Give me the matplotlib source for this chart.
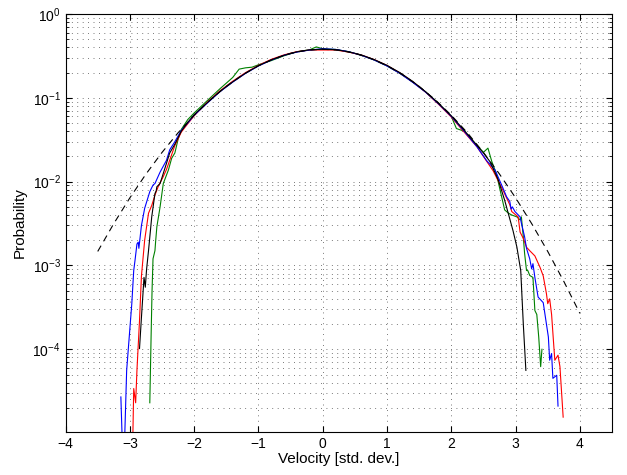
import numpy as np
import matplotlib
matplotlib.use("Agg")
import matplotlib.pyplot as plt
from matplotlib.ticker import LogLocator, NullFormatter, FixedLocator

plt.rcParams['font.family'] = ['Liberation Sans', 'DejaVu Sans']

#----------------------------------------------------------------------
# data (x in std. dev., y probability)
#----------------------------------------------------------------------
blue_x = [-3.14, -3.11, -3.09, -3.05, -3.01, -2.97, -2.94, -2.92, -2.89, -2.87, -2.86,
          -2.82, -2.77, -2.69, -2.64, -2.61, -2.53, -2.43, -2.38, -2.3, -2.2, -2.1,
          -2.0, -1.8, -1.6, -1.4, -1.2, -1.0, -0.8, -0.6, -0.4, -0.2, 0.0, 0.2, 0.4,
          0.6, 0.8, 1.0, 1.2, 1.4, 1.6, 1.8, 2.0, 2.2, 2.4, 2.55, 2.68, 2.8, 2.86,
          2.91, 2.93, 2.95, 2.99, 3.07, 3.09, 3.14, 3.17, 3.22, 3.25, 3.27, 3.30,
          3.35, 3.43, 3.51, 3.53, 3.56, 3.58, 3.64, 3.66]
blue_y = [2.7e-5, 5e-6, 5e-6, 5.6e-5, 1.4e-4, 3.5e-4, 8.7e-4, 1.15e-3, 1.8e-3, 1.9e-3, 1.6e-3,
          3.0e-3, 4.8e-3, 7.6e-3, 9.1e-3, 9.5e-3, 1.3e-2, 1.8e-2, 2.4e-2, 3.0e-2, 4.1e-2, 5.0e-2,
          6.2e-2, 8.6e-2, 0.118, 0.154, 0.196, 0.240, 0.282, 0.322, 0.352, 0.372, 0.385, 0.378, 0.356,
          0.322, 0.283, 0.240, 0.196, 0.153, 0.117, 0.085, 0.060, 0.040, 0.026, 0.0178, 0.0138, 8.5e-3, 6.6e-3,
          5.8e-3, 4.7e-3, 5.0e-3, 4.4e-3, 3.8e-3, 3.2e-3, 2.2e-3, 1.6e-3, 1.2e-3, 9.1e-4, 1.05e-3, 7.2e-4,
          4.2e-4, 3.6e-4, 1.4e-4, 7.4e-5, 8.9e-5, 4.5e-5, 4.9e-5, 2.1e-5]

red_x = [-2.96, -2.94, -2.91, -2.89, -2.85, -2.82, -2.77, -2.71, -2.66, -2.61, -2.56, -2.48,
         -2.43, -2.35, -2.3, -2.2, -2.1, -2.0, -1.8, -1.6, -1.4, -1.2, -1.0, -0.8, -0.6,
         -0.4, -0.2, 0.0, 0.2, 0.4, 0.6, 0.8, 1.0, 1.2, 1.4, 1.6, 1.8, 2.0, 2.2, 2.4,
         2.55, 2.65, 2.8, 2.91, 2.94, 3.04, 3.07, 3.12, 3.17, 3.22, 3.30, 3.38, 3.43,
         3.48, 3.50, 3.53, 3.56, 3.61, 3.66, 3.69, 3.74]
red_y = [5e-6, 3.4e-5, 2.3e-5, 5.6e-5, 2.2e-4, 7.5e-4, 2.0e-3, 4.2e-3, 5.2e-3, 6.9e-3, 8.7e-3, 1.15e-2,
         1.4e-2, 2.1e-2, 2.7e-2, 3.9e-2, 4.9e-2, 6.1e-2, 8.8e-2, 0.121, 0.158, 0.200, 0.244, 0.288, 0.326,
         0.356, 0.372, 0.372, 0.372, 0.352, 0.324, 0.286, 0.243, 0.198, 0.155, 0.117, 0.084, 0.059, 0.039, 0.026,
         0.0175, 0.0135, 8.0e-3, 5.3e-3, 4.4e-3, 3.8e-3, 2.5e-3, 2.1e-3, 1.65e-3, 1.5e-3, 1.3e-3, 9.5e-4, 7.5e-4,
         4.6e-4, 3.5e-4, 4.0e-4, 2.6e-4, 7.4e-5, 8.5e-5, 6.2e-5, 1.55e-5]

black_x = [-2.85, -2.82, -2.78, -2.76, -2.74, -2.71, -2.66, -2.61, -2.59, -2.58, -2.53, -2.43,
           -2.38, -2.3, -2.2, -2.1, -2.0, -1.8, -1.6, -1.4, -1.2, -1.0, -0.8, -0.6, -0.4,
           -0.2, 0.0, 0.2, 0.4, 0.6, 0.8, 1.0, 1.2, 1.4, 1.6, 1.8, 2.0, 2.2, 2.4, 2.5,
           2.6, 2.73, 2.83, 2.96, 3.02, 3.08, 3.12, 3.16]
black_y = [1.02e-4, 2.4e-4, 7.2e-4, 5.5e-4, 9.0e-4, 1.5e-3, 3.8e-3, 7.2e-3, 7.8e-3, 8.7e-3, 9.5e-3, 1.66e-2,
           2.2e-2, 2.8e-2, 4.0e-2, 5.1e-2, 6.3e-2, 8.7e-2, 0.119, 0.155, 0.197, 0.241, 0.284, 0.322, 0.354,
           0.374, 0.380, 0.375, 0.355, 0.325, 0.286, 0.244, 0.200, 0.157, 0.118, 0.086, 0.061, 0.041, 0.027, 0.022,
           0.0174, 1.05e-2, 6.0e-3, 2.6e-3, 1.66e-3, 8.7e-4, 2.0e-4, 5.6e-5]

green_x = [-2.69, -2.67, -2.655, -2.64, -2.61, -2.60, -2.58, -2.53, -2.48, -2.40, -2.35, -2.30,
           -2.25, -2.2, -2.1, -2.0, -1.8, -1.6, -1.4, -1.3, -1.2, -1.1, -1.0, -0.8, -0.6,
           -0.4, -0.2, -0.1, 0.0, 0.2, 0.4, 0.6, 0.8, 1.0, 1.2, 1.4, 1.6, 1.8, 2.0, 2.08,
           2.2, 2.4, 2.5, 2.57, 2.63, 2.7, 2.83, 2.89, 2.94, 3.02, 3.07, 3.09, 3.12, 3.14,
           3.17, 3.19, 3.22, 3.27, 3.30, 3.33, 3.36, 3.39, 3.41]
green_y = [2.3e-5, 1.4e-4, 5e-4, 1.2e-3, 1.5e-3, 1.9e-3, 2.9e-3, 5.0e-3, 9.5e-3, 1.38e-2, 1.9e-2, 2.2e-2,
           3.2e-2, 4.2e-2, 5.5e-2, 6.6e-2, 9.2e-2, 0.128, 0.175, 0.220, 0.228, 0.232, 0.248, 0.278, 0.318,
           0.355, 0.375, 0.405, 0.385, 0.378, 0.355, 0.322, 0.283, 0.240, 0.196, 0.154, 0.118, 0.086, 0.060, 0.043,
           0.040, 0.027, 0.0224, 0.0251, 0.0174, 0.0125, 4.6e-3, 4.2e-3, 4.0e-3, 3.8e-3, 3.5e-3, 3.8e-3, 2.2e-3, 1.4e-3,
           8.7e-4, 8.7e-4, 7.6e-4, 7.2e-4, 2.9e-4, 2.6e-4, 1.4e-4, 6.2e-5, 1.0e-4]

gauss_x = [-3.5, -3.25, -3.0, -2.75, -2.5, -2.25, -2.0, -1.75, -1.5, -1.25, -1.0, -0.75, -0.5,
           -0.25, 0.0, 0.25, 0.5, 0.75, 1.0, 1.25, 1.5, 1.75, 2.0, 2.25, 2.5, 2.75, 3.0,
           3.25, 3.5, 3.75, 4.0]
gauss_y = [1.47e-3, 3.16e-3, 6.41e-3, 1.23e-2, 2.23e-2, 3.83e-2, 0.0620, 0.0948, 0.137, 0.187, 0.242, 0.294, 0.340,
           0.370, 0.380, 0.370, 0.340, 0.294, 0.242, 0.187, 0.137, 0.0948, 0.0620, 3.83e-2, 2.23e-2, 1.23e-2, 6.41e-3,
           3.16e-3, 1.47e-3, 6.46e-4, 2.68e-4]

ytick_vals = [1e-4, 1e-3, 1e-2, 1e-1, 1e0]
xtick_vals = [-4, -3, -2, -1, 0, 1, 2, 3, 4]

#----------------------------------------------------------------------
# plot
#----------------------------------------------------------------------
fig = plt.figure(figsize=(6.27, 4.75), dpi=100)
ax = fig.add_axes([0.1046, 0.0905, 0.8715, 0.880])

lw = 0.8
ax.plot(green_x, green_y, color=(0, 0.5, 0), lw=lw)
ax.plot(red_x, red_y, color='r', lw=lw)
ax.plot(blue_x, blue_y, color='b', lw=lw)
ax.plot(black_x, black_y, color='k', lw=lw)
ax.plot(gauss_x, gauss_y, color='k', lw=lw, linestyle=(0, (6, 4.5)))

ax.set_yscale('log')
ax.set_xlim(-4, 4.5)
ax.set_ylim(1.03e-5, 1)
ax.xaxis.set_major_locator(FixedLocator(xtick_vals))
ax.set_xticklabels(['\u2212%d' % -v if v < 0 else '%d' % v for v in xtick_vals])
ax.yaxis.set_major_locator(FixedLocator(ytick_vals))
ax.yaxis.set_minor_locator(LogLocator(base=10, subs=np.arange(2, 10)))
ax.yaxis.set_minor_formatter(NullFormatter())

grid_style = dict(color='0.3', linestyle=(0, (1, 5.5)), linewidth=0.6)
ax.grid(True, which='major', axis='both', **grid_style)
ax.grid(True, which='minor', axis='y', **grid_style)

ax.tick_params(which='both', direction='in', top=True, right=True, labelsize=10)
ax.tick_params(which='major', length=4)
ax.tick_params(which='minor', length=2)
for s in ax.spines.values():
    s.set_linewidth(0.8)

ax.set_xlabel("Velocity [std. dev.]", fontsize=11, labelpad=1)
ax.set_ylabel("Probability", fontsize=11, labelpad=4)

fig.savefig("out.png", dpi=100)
________________
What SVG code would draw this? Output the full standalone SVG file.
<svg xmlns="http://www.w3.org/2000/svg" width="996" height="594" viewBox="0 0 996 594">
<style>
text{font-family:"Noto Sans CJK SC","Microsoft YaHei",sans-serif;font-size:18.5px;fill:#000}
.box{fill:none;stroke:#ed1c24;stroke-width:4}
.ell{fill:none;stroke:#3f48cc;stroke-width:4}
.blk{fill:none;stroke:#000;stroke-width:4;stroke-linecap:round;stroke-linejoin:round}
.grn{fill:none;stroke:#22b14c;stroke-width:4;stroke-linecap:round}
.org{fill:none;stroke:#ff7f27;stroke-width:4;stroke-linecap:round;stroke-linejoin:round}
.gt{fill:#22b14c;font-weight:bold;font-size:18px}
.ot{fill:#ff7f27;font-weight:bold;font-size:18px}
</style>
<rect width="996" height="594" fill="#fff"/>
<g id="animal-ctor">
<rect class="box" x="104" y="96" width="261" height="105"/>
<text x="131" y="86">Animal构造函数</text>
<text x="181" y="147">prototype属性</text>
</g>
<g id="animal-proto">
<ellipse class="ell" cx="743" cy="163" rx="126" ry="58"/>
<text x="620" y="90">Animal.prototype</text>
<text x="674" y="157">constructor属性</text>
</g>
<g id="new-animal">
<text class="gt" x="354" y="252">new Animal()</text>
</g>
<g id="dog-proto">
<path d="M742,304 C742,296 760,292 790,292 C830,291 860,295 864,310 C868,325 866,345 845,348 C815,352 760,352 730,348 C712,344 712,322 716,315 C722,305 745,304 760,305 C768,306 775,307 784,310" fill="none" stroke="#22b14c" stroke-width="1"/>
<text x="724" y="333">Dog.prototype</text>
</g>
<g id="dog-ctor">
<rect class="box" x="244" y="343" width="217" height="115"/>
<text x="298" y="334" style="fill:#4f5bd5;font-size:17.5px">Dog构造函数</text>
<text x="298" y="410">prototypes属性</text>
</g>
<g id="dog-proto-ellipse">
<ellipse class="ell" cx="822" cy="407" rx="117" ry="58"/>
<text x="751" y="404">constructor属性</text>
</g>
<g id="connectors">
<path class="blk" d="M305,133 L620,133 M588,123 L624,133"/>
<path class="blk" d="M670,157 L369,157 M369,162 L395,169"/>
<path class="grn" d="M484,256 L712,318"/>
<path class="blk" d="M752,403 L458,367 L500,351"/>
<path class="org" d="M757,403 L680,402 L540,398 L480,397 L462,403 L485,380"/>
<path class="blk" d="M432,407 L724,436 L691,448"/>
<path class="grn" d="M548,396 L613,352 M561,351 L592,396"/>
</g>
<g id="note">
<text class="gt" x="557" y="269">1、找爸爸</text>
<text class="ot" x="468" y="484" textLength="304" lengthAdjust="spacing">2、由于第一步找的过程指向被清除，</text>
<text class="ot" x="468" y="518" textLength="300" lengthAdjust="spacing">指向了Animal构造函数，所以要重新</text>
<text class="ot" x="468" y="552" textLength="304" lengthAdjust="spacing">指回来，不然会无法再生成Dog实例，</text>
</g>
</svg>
________________
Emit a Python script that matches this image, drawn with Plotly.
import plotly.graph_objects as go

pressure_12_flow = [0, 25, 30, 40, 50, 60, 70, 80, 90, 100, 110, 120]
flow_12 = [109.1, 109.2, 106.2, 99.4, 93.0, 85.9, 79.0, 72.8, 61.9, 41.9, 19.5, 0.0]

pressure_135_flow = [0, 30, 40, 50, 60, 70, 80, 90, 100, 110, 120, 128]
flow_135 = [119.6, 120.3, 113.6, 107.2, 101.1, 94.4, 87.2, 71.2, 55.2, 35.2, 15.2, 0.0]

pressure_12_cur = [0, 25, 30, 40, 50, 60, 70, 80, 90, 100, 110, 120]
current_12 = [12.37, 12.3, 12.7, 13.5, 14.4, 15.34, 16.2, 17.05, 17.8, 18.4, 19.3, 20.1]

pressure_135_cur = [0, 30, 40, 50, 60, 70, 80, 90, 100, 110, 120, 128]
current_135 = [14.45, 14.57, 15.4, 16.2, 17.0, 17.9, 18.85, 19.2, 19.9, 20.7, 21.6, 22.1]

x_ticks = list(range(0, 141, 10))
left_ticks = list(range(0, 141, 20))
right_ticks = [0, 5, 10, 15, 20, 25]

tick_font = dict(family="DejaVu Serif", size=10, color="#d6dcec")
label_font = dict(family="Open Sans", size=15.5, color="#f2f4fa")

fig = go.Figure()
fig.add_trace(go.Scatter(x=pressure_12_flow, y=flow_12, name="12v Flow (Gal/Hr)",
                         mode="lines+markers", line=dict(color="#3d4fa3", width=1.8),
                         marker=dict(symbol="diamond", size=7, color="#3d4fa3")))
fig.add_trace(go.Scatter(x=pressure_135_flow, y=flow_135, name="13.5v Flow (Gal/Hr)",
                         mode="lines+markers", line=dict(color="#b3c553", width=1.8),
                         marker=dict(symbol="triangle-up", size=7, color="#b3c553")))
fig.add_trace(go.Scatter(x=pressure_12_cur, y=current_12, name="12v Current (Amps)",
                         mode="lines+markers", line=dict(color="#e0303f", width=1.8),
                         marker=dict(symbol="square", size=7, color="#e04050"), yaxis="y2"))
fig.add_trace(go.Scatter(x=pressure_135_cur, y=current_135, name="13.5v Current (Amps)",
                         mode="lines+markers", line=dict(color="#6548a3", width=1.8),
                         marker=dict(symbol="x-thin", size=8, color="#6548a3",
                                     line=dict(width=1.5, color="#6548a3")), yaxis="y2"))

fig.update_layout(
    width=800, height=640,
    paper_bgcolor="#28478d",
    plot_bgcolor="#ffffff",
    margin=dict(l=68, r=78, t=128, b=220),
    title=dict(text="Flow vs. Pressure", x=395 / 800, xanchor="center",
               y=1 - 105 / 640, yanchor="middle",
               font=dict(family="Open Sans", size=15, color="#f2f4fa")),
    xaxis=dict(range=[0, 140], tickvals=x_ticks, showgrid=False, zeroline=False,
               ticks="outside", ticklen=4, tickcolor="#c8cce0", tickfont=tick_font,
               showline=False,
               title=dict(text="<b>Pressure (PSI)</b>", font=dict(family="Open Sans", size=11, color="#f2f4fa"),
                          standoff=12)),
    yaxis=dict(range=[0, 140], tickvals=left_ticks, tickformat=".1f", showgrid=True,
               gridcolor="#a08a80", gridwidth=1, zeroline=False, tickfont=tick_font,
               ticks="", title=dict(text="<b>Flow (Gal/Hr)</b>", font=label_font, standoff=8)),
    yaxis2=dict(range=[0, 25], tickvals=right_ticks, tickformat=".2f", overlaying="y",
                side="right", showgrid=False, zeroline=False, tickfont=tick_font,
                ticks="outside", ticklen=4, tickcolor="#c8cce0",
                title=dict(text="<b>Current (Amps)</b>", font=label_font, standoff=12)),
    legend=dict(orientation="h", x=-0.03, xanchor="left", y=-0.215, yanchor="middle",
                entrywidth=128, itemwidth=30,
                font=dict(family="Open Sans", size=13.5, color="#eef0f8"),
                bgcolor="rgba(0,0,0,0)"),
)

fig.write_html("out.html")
________________
> _PROBLEM_
Look above and copy only the lines from the one holding "Give me the matplotlib source for this chart." to the one holding "4.2e-4, 3.6e-4, 1.4e-4, 7.4e-5, 8.9e-5, 4.5e-5, 4.9e-5, 2.1e-5]", both included, exactly, minus the pictures.

> _EXPECTED ANSWER_
Give me the matplotlib source for this chart.
import numpy as np
import matplotlib
matplotlib.use("Agg")
import matplotlib.pyplot as plt
from matplotlib.ticker import LogLocator, NullFormatter, FixedLocator

plt.rcParams['font.family'] = ['Liberation Sans', 'DejaVu Sans']

#----------------------------------------------------------------------
# data (x in std. dev., y probability)
#----------------------------------------------------------------------
blue_x = [-3.14, -3.11, -3.09, -3.05, -3.01, -2.97, -2.94, -2.92, -2.89, -2.87, -2.86,
          -2.82, -2.77, -2.69, -2.64, -2.61, -2.53, -2.43, -2.38, -2.3, -2.2, -2.1,
          -2.0, -1.8, -1.6, -1.4, -1.2, -1.0, -0.8, -0.6, -0.4, -0.2, 0.0, 0.2, 0.4,
          0.6, 0.8, 1.0, 1.2, 1.4, 1.6, 1.8, 2.0, 2.2, 2.4, 2.55, 2.68, 2.8, 2.86,
          2.91, 2.93, 2.95, 2.99, 3.07, 3.09, 3.14, 3.17, 3.22, 3.25, 3.27, 3.30,
          3.35, 3.43, 3.51, 3.53, 3.56, 3.58, 3.64, 3.66]
blue_y = [2.7e-5, 5e-6, 5e-6, 5.6e-5, 1.4e-4, 3.5e-4, 8.7e-4, 1.15e-3, 1.8e-3, 1.9e-3, 1.6e-3,
          3.0e-3, 4.8e-3, 7.6e-3, 9.1e-3, 9.5e-3, 1.3e-2, 1.8e-2, 2.4e-2, 3.0e-2, 4.1e-2, 5.0e-2,
          6.2e-2, 8.6e-2, 0.118, 0.154, 0.196, 0.240, 0.282, 0.322, 0.352, 0.372, 0.385, 0.378, 0.356,
          0.322, 0.283, 0.240, 0.196, 0.153, 0.117, 0.085, 0.060, 0.040, 0.026, 0.0178, 0.0138, 8.5e-3, 6.6e-3,
          5.8e-3, 4.7e-3, 5.0e-3, 4.4e-3, 3.8e-3, 3.2e-3, 2.2e-3, 1.6e-3, 1.2e-3, 9.1e-4, 1.05e-3, 7.2e-4,
          4.2e-4, 3.6e-4, 1.4e-4, 7.4e-5, 8.9e-5, 4.5e-5, 4.9e-5, 2.1e-5]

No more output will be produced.